On April 23, 2014, U.S. Citizenship and Immigration Services (USCIS) held an EB-5 Stakeholder teleconference for individuals interested in the EB-5 program. Nicolas Colucci, EB-5 Program Director, and Dr. Winslow Sargeant, Chief Counsel for Advocacy of the U.S. Small Business Administration’s Office of Advocacy, were present during the call. The purpose of the teleconference was to solicit feedback and input related to strategies for combating fraud and abuse, methods for improving current EB-5 regulations, and requirements relating to eligibility and filing.
Colucci emphasized that all the input received from the call will go toward both strengthening and clarifying the EB-5 program regulations. However, no case specific questions were answered, meaning this was purely a stakeholder input only meeting. According to Colucci, the stakeholder teleconference will lead to ensuring the integrity, consistency, efficiency, and predictability of the EB-5 program regulations.
A few highlights from the stakeholder input session included the following:
Premium Processing: Several stakeholders suggested implementing a premium processing fee to encourage predictability and efficiency in processing times. One stakeholder proposed that the fees be used to increase USCIS staff size.

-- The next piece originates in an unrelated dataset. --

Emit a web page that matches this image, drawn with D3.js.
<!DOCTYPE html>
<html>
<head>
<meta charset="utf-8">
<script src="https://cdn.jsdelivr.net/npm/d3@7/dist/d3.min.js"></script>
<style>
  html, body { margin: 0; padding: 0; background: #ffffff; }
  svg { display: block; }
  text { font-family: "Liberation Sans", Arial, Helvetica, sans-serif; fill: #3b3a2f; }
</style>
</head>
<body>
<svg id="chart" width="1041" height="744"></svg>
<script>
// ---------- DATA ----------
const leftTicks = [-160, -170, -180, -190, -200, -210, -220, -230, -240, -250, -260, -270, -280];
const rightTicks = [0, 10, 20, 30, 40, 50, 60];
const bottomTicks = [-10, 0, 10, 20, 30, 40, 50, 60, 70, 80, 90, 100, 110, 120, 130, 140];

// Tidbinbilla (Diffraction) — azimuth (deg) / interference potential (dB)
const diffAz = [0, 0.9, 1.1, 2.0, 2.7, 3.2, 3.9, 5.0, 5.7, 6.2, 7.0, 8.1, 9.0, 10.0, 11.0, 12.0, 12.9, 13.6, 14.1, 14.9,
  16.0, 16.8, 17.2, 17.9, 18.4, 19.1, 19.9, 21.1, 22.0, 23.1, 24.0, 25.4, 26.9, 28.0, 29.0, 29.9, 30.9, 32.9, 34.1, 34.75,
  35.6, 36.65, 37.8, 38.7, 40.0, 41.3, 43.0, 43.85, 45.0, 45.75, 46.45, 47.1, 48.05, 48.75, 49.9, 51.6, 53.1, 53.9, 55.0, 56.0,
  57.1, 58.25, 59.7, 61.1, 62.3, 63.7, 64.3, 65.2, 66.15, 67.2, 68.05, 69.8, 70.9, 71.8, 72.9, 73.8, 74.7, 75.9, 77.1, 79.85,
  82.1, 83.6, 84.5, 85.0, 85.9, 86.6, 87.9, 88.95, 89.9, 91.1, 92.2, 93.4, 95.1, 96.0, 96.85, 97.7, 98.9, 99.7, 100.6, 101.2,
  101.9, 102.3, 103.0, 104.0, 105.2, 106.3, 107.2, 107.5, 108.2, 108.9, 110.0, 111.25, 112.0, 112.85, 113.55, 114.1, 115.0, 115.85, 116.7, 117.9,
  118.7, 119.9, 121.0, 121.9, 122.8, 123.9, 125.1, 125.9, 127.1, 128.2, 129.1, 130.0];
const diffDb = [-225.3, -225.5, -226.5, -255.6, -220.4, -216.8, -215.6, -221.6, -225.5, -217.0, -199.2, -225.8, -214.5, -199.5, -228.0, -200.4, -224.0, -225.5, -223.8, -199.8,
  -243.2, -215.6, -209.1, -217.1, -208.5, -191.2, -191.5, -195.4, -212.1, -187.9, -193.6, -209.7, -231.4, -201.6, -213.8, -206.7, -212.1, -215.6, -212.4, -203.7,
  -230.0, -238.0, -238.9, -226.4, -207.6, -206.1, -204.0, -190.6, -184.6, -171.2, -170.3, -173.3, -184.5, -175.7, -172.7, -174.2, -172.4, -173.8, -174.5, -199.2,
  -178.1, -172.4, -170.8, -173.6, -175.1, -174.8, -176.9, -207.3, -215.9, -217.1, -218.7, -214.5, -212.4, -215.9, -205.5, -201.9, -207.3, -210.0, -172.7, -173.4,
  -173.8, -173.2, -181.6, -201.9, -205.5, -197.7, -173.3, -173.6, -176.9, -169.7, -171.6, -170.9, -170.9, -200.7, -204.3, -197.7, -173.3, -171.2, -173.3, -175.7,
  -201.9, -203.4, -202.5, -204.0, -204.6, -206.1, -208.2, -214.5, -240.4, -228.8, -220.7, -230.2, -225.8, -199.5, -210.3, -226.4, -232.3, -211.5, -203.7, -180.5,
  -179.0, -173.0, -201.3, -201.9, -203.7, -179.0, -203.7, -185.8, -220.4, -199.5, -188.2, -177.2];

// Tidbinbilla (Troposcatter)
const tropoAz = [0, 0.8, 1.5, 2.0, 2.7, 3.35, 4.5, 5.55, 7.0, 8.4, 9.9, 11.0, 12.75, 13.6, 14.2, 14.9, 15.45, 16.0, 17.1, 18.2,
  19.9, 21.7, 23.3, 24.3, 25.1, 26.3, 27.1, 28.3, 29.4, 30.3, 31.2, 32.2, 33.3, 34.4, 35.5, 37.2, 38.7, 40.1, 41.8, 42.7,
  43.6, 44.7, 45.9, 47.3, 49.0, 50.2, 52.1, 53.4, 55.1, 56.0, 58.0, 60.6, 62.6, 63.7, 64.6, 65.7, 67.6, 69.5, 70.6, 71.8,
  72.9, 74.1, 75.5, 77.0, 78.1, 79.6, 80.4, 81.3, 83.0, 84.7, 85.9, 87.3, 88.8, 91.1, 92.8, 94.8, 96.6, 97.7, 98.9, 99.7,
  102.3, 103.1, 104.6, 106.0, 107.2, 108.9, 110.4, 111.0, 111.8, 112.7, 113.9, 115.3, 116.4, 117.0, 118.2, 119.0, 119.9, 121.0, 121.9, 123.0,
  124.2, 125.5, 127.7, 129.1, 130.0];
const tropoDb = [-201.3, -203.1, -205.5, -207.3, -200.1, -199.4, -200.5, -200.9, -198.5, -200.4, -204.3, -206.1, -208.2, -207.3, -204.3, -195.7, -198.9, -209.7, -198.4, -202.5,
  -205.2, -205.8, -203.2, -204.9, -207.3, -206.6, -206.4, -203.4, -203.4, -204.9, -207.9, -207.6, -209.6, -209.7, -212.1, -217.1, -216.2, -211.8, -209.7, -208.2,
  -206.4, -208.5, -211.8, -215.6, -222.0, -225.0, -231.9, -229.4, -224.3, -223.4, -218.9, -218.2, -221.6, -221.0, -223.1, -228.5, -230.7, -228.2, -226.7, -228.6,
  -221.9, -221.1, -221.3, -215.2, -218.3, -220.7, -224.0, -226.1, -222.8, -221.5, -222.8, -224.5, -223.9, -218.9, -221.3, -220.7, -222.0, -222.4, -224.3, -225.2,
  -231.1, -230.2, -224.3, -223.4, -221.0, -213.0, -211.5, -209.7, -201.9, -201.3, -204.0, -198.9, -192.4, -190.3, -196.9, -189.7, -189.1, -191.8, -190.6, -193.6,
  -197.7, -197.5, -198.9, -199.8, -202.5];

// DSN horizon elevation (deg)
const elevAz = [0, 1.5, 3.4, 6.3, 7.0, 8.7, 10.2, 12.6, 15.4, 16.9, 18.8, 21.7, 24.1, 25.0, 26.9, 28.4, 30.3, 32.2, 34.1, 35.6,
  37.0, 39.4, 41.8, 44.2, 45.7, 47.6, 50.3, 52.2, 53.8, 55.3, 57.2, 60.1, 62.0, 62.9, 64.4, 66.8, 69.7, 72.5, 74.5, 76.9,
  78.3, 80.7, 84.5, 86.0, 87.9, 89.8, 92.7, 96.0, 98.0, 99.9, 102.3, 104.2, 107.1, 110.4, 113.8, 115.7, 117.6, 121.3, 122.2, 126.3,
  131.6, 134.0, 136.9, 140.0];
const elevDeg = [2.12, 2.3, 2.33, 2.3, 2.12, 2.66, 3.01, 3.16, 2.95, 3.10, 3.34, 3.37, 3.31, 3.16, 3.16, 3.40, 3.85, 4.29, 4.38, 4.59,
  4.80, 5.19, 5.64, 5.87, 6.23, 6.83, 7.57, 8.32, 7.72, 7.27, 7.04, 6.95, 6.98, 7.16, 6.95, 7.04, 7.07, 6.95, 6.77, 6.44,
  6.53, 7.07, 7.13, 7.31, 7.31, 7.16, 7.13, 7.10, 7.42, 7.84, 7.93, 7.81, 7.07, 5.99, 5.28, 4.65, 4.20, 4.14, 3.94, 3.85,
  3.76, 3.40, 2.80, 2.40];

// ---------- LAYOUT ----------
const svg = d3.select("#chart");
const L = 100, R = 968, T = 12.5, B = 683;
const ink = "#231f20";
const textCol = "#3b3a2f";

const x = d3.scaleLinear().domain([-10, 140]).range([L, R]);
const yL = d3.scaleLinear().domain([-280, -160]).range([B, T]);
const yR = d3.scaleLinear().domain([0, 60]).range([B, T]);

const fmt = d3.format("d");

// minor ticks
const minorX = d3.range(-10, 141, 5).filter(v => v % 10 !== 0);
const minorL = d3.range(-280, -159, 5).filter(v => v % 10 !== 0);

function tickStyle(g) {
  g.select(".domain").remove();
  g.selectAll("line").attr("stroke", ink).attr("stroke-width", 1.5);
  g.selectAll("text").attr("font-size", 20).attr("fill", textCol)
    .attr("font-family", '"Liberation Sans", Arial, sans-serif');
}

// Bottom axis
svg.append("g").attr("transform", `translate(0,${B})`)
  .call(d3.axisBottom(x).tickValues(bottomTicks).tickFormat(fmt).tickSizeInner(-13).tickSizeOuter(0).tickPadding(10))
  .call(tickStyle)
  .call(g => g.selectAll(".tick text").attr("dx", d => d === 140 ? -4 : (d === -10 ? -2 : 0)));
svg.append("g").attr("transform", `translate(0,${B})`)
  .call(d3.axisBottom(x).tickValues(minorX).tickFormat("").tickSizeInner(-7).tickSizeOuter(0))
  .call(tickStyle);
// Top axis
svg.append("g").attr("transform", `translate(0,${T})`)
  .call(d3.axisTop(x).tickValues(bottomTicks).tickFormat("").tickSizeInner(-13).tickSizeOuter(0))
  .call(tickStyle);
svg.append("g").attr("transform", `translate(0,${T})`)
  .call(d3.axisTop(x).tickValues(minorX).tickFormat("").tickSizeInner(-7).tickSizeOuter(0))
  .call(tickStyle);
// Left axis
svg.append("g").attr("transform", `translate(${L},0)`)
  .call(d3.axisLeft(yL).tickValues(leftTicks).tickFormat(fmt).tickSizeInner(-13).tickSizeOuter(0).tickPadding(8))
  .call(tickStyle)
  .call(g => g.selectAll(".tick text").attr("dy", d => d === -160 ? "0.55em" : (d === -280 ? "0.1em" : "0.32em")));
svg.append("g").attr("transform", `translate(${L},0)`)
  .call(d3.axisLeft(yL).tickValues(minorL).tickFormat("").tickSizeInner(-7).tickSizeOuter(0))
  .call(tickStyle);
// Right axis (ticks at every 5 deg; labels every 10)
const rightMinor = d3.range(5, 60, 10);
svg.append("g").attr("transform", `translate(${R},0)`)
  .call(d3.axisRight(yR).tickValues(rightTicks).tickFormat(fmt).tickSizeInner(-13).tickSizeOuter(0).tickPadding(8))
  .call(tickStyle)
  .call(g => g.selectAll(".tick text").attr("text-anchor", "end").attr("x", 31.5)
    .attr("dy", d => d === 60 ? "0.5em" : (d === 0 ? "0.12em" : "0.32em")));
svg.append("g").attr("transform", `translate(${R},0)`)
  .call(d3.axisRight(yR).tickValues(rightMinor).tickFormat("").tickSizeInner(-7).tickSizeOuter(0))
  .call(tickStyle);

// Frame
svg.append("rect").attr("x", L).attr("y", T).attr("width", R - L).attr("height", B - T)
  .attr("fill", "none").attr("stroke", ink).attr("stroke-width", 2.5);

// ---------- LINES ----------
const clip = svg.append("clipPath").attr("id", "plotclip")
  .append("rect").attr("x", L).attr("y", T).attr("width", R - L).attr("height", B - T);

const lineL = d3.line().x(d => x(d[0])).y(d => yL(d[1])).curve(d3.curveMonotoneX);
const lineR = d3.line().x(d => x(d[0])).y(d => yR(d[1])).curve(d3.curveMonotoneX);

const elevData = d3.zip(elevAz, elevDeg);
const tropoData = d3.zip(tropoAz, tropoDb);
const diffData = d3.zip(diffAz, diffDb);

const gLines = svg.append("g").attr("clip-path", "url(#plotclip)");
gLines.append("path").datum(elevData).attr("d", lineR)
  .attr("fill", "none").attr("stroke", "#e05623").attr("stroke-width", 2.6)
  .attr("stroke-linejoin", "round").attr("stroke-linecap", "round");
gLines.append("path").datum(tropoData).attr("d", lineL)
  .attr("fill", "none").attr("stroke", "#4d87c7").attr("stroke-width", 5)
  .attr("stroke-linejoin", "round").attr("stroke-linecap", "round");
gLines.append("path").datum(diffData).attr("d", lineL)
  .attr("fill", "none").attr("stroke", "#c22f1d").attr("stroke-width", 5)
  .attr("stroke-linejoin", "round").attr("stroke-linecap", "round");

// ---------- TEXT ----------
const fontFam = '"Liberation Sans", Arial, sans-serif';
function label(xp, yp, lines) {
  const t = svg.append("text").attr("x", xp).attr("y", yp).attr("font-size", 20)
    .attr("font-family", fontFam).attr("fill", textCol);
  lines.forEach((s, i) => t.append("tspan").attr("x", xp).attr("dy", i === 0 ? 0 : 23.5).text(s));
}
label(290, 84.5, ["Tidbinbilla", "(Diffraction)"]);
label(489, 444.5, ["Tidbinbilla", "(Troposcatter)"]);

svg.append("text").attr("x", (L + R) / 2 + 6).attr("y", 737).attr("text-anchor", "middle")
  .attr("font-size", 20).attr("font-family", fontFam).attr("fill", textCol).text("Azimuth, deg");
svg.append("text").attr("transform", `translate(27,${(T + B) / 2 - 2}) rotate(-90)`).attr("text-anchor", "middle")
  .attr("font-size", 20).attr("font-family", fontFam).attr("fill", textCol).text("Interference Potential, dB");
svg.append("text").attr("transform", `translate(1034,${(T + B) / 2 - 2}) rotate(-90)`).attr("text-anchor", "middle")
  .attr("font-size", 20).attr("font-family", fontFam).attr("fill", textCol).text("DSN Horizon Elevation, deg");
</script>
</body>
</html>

I-924A Fee: This suggestion would introduce a filing fee for Form I-924A, which regional centers must file annually for continued eligibility, in order to both phase out inactive regional centers and increase USCIS funding.

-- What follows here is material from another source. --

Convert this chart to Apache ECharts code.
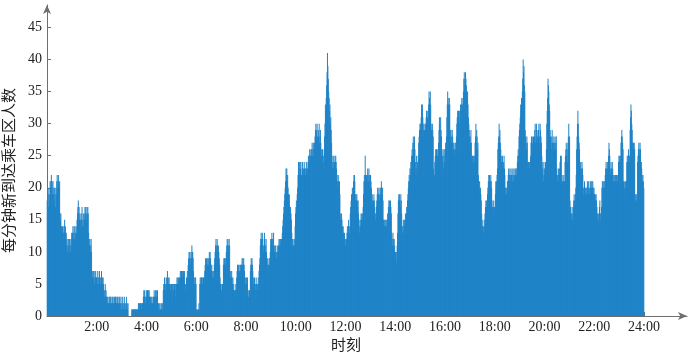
<!DOCTYPE html>
<html>
<head>
<meta charset="utf-8">
<script src="https://cdn.jsdelivr.net/npm/echarts@6/dist/echarts.min.js"></script>
<style>
html,body{margin:0;padding:0;background:#fff;}
#chart{width:690px;height:355px;}
</style>
</head>
<body>
<div id="chart"></div>
<script>
// Arrivals per minute, one array per hour (60 values each)
const h00 = [18,20,19,17,20,19,18, 21,20,21,22,20,21,19,21, 19,20,18,20,19,17,20,19, 21,22,20,21,22,21,20,21, 16,15,16,14, 14,13,14,12,13,14,13,15,13,14,12,13, 11,12,10,11,12,11,10,12,11,10,12,11,13];
const h01 = [12,13,14,12,13,14,12,14,13,12,14,13, 15,16,17,18,16,17,15,16, 15,14,16,15,17,14,15,16,14,16,15,17, 16,17,16,15,17,16,17,16, 13,12,11,12,10,11,12,10, 7,6,7,6,7,6,5,7,6,7,6,6];
const h02 = [6,5,7,6,5,6,7,5,6,5,6,7,5,6,5,6, 5,4,3,4,5,3,4,3, 3,2,3,2,2,3,2,3,3,2,3,2,2,3,2,3,2,2,3,2,3,3,2,2,3,2,3,2,2,3,2,3, 1,2,3,1];
const h03 = [2,1,3,2,1,2,3,1,2,1,2,3,1,2,1,2, 0,0,0,0,0,0,0,0, 1,1,1,1,1,1,1,1,1,1,1,1,1,1,1,1, 2,2,1,2,2,2,2,1,2,2,2,2, 3,4,3,4,3,2,3,4];
const h04 = [3,4,4,3,4,3,4,3, 2,3,2,3,2,3,2,2, 3,3,4,3,3,4,3,3, 4,3,4,2, 2,1,2,1,2,1,1,2,1,2,1,2, 4,5,4,6,5,4,5,6, 5,6,7,5,6,5,6,5, 5,4,5,5];
const h05 = [5,4,5,3,5,4,5,5,4,5,3,5, 5,6,5,6,5,6,5,6, 6,7,6,7,7,6,7,6,7,7,6,7, 5,5,4,5,6,5,7,6, 8,9,10,9,10,8,9,10,9, 11,10,10,9, 7,6,5,6,5,6,5];
const h06 = [1,0,1,1,0,1,2,1, 5,6,5,6,6,5,6,5,6,6,5,6, 7,8,9,8,9,8,9,8,9,8, 9,10,9,10,9,8,7,8, 7,6,7,6,7,8, 9,10,11,12,11,10,12,11,10,11, 10,9,8,6,5,4];
const h07 = [4,5,4,5,5, 8,9,8,9,9,8,9,10, 11,12,11,12,11,10,12,11, 7,6,7,6,7,6,5,6, 4,5,4,4,3,4,5,4, 6,7,8,7,8,7,8,7,6,8,7,8, 8,9,8,9,8,9,8,7, 6,5,6];
const h08 = [5,6,5,6, 3,4,3,3,4,3, 7,8,9,8,9,8,7,6, 5,4,6,5,4,5,6,5, 5,4,5,6,5,7,8,9, 11,12,13,12,11,13,12,11, 10,11,13,12,10,11,12,10, 8,9,8,7,8,9,8,9, 10,12];
const h09 = [11,12,13,12,11,12,13,11,10,11, 10,11,10,9,10,11,10,10, 11,12,11,12,11,12,11,12, 12,13,14,15,16,17,18,19, 20,21,23,22,23,21,22,20, 19,18,19,17,16,17,16,15, 13,12,11,12,11,11,12,11, 14,16];
const h10 = [17,18,17,19,20,22, 24,23,24,22,24,23,24,22, 22,23,24,22,23,22,24,23, 23,22,23,24,23,22,23,24, 25,24,25,26,24,25,26,25, 26,27,25,26,27,25,26,27, 28,29,30,28,29,30,28,27, 29,28,30,27,28,29];
const h11 = [27,26, 25,24,26,23,24,25,26,28, 30,33,32,34, 36,38,41,39,37,35, 34,32,33,30,31,29,27, 25,23,24,25,23,24, 24,25,24,25,24,23, 22,21,20,22,21,20,21,19, 16,15,14,16,15,14,13,14,13,12,13,12,11];
const h12 = [12,11,12, 13,14,13,14,15,14,13,14, 16,17,18,19,18,20,19,20, 21,22,22,21, 19,18,19,18,19,18,17,18, 16,15,13,14,15,14, 16,15,16,16,15,17, 19,21,22,21,25,22,21,22, 22,21,23,22,21,23,22,21,22];
const h13 = [22,21,20, 18,19,18,17,18,19,18,17, 16,15,16,17, 18,19,20,18,19,20,19,18, 20,19,20,21,20,19,20,18, 15,14,15,14,15,14,15,14,15,14,16,15, 17,18,17,18,17,18,17,16, 13,12,11,13,12,11,12,11,10];
const h14 = [10,9,8,10,11,13, 16,18,19,18,19,18,17,19,18,16, 14,13,14,15,13,14,15,14, 16,15,16,17,16,18,19,20, 21,22,21,23,22,24,23,25, 26,25,27,28,26,27,28,26, 24,22,23,25,22,24,23,25, 27,28,29,30];
const h15 = [29,30, 31,33,32,33,31,30, 29,28,29,30,29, 30,31,32,30,31,32,31, 33,35,34,32,35,33, 30,29,28,30,29,28, 23,21,22,24, 25,26,25,26,24,25,26,25, 27,29,31,30,28,31,29,28, 26,25,24,26,23,25,24,26];
const h16 = [26,27,26,28, 31,33,35,34,33,32,34,33, 29,28,29,27,28,29,28,27, 26,27,26,25,27,26,27,28, 30,31,32,31,32,31,30,32, 32,33,32,33,34,32,33,34, 35,37,38,36,37,38,37,36, 35,34,35,33, 31,30,29,28];
const h17 = [28,27,29,27, 25,24,25,24,25,23,24,25, 27,28,30,27,29,28,26,27, 22,21,20,21,19,20,19,18, 16,15,14,13,14,13,15,14, 16,17,18,17,18,17,19, 20,21,22,21,22,20,21,22,21,20, 18,17,16,17,18,16,17];
const h18 = [17, 19,21,20,21,22,23, 26,27,28,30,28,29,27,26, 25,24,23,25,24,23,24,25,23,22, 20,19,20,19,20,21, 21,22,23,21,22,23,21,22,23,22, 22,21,23,22,21,23,22,21,23,22,23,22, 23,24,25,26,25, 28,29];
const h19 = [30,31,33,32,34,33, 35,37,40,38,39,36,35, 29,28,27,26,28,27, 24,23,24,23,24,23,24,25, 27,28,27,28,27,26,28,27, 28,29,30,27,28,30,29,27,28,29, 29,30,27,28,30,29,28,27, 25,24,23,22,21,24,23];
const h20 = [22,23,24,23,26, 30,32,34,37,36,35,33,32, 29,28,27,26,28,29,27,26, 27,28,26,27,28,26,27,28, 23,22,21,22,23,21,22,23, 24,25,24,25, 21,22,21,20,21,22,21,21, 24,25,26,27,25,26,24,27, 28,30,27];
const h21 = [28, 18,17,16,15,16,17,15,16, 17,18,19,18,17,19,20,22, 26,28,30,32,30,28,27,26, 24,23,24,22,23,24,23,22, 20,19,20,21,20,19,20,20, 19,20,21,19,20,21,20,19, 20,21,20,21,20,21,20,21,20,19,20];
const h22 = [19,18,19,18,19,18, 17,16,15,14,16,15,17,18, 16,15,16,17, 20,21,20,21,20,21,20,21, 22,23,24,23,22,24,23,24, 25,27,26,25, 23,22,24,23,22,24,23,22, 21,22,21,22,21,22,21,22,21,22,21,22, 24,25];
const h23 = [24,25,24,25, 27,28,29,28,27,26, 21,20,21,20,19,21,20,21, 24,25,24,25,26,25,24,25, 29,31,33,32,30,29, 27,26,27,26,27,26, 19,18,19,18,19,18, 24,25,26,27,26,25,27,26,24, 24,23,22,21,22,21,20];

const hours = [h00,h01,h02,h03,h04,h05,h06,h07,h08,h09,h10,h11,h12,h13,h14,h15,h16,h17,h18,h19,h20,h21,h22,h23];
const perMinute = [].concat(...hours);
const seriesData = perMinute.map((v, i) => [i + 0.5, v]);

// Axis tick values
const xTickMinutes = [120,240,360,480,600,720,840,960,1080,1200,1320,1440];
const yTickValues = [0,5,10,15,20,25,30,35,40,45];

const serif = "'Liberation Serif','Times New Roman','Noto Sans CJK SC',serif";
const chart = echarts.init(document.getElementById('chart'), null, {renderer: 'canvas'});
chart.setOption({
  animation: false,
  backgroundColor: '#fff',
  grid: {left: 47, right: 3, top: 5, bottom: 39, containLabel: false, outerBoundsMode: 'none'},
  xAxis: {
    type: 'value',
    min: 0,
    max: 1543.7,
    interval: 120,
    name: '时刻',
    nameLocation: 'middle',
    nameGap: 22,
    nameTextStyle: {fontFamily: serif, fontSize: 15, color: '#222', padding: [0, 42, 0, 0]},
    axisLine: {show: true, onZero: false, symbol: ['none', 'arrow'], symbolSize: [6, 9], lineStyle: {color: '#6e6e6e', width: 1}},
    axisTick: {show: true, inside: true, length: 4, customValues: xTickMinutes, lineStyle: {color: '#6e6e6e'}},
    axisLabel: {
      customValues: xTickMinutes,
      fontFamily: serif, fontSize: 14, color: '#222', margin: 4,
      formatter: v => (v % 120 === 0 && v > 0 && v <= 1440) ? (v / 60) + ':00' : ''
    },
    splitLine: {show: false}
  },
  yAxis: {
    type: 'value',
    min: 0,
    max: 48.5,
    interval: 5,
    name: '每分钟新到达乘车区人数',
    nameLocation: 'middle',
    nameGap: 25,
    nameTextStyle: {fontFamily: serif, fontSize: 15, color: '#222', padding: [0, 20, 0, 0]},
    axisLine: {show: true, onZero: false, symbol: ['none', 'arrow'], symbolSize: [6, 9], lineStyle: {color: '#6e6e6e', width: 1}},
    axisTick: {show: true, inside: true, length: 4, customValues: yTickValues, lineStyle: {color: '#6e6e6e'}},
    axisLabel: {
      customValues: yTickValues,
      fontFamily: serif, fontSize: 14, color: '#222', margin: 5,
      formatter: v => (v % 5 === 0 && v <= 45) ? String(v) : ''
    },
    splitLine: {show: false}
  },
  series: [{
    type: 'bar',
    data: seriesData,
    barWidth: 1,
    itemStyle: {color: '#1e83c7'},
    silent: true
  }]
});
</script>
</body>
</html>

I-924 Processing Times: Current processing times for regional center designation are leading to expiration of project documents that were submitted with I-924 petition. Therefore, I-924 processing times should be more predictable to combat this issue.
Regional Center Liability: One stakeholder, concerned with issues of fraud, suggested that regional centers should be liable for overseas broker misrepresentations.

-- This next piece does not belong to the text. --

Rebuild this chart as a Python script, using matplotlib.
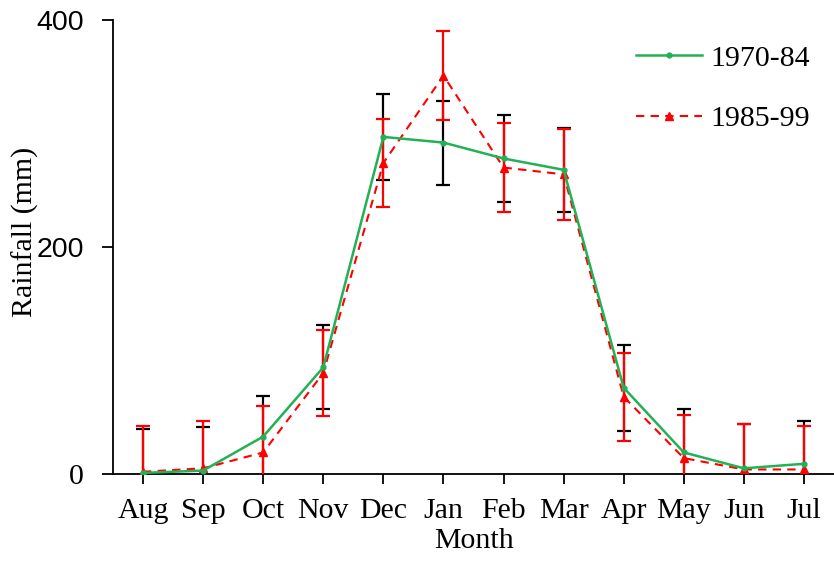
import matplotlib
matplotlib.use('Agg')
import matplotlib.pyplot as plt

months = ['Aug', 'Sep', 'Oct', 'Nov', 'Dec', 'Jan', 'Feb', 'Mar', 'Apr', 'May', 'Jun', 'Jul']
rain_7084 = [1, 3, 33, 94, 297, 292, 278, 268, 76, 19, 5, 9]
err_7084 = [39, 38, 36, 37, 38, 37, 38, 37, 38, 38, 39, 38]
rain_8599 = [2, 5, 19, 89, 274, 351, 270, 264, 68, 14, 4, 4]
err_8599 = [40, 42, 41, 38, 39, 39, 39, 40, 39, 38, 40, 38]
yticks = [0, 200, 400]

plt.rcParams['font.family'] = ['Liberation Serif', 'DejaVu Serif']
fs = 21.5

fig = plt.figure(figsize=(8.34, 5.61), dpi=100)
ax = fig.add_axes([113/834, 87/561, 721/834, 454/561])
x = list(range(len(months)))

ax.errorbar(x, rain_7084, yerr=err_7084, fmt='none', ecolor='black',
            elinewidth=1.6, capsize=5, capthick=1.6, zorder=2)
ax.errorbar(x, rain_8599, yerr=err_8599, fmt='none', ecolor='red',
            elinewidth=1.6, capsize=5, capthick=1.6, zorder=3)
ax.plot(x, rain_8599, color='red', linestyle=(0, (4, 3)), linewidth=1.5,
        marker='^', markersize=5.5, markerfacecolor='red', label='1985-99', zorder=4)
ax.plot(x, rain_7084, color='#22b155', linewidth=1.8,
        marker='o', markersize=3.5, label='1970-84', zorder=5)

ax.set_xlim(-0.5, 11.5)
ax.set_ylim(0, 400)
ax.set_yticks(yticks)
ax.set_yticklabels([str(v) for v in yticks])
ax.set_xticks(x)
ax.set_xticklabels(months)
ax.tick_params(axis='both', direction='out', width=1.3, labelsize=fs)
ax.tick_params(axis='x', length=7, pad=10)
ax.tick_params(axis='y', length=8, pad=13)
# the 200 and 400 labels look sans in the original, the 0 serif
for lab in ax.get_yticklabels():
    if lab.get_text() != '0':
        lab.set_fontfamily(['Liberation Sans', 'DejaVu Sans'])
        lab.set_fontsize(20.5)
for s in ['top', 'right']:
    ax.spines[s].set_visible(False)
ax.spines['left'].set_linewidth(1.3)
ax.spines['bottom'].set_linewidth(1.3)

ax.set_xlabel('Month', fontsize=fs, labelpad=3)
ax.set_ylabel('Rainfall (mm)', fontsize=fs)
ax.yaxis.set_label_coords(-0.103, 0.533)

handles, labels = ax.get_legend_handles_labels()
ax.legend(handles[::-1], labels[::-1], loc='upper left',
          bbox_to_anchor=(624/834, 1 - 33/561), bbox_transform=fig.transFigure,
          borderaxespad=0, frameon=False, fontsize=fs, handlelength=2.2,
          handletextpad=0.3, labelspacing=1.12)

fig.savefig('out.png', dpi=100)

Regional Center Database: There should be an addition to the USCIS website that provides up to date information on active and inactive regional centers, including approval/denial rates.
TEA Designations: Currently, projects may only obtain Targeted Employment Area (TEA) designations from state agencies; however, it was suggest that this should be expanded to allow Federal agencies to provide TEA designations as well.
Direct Investment Job Creation: Both direct investment and an investment through a regional center should be allowed to calculate indirect and induced jobs, rather than the current rule which only allows for regional centers to count indirect jobs.
USCIS and OCC: A stakeholder proposed that USCIS and Office of Chief Counsel work together to facilitate EB-5 procedures more efficiently.
Standalone Source of Funds: One suggestion would allow investors to file a standalone source of funds petition (apart from the project documents). This could allow for quicker processing and more predictable outcomes.
Processing Times and Release of Escrow: For a project that calls for escrow funds to be released after one to three I-526 approvals, USCIS should give priority (i.e. expedited processing) to a project that has at least 50 percent of the project funds currently in escrow to allow for the funds to be released in a reasonable time, rather than the current 10 to 20 month processing time.
Up-to-Date Information: It was requested that USCIS should release quarterly information on most common I-924 and I-526 Request for Evidence issues to help ensure future filing success.
Although the teleconference was limited to only viewpoints and suggestions from stakeholders, and no substantive case questions or issues were answered, the meeting appeared to be quite successful. Stakeholders are hopeful that Colucci will use the suggestions offered during the teleconference to strengthening the integrity, consistency, efficiency, and predictability of the EB-5 program regulations.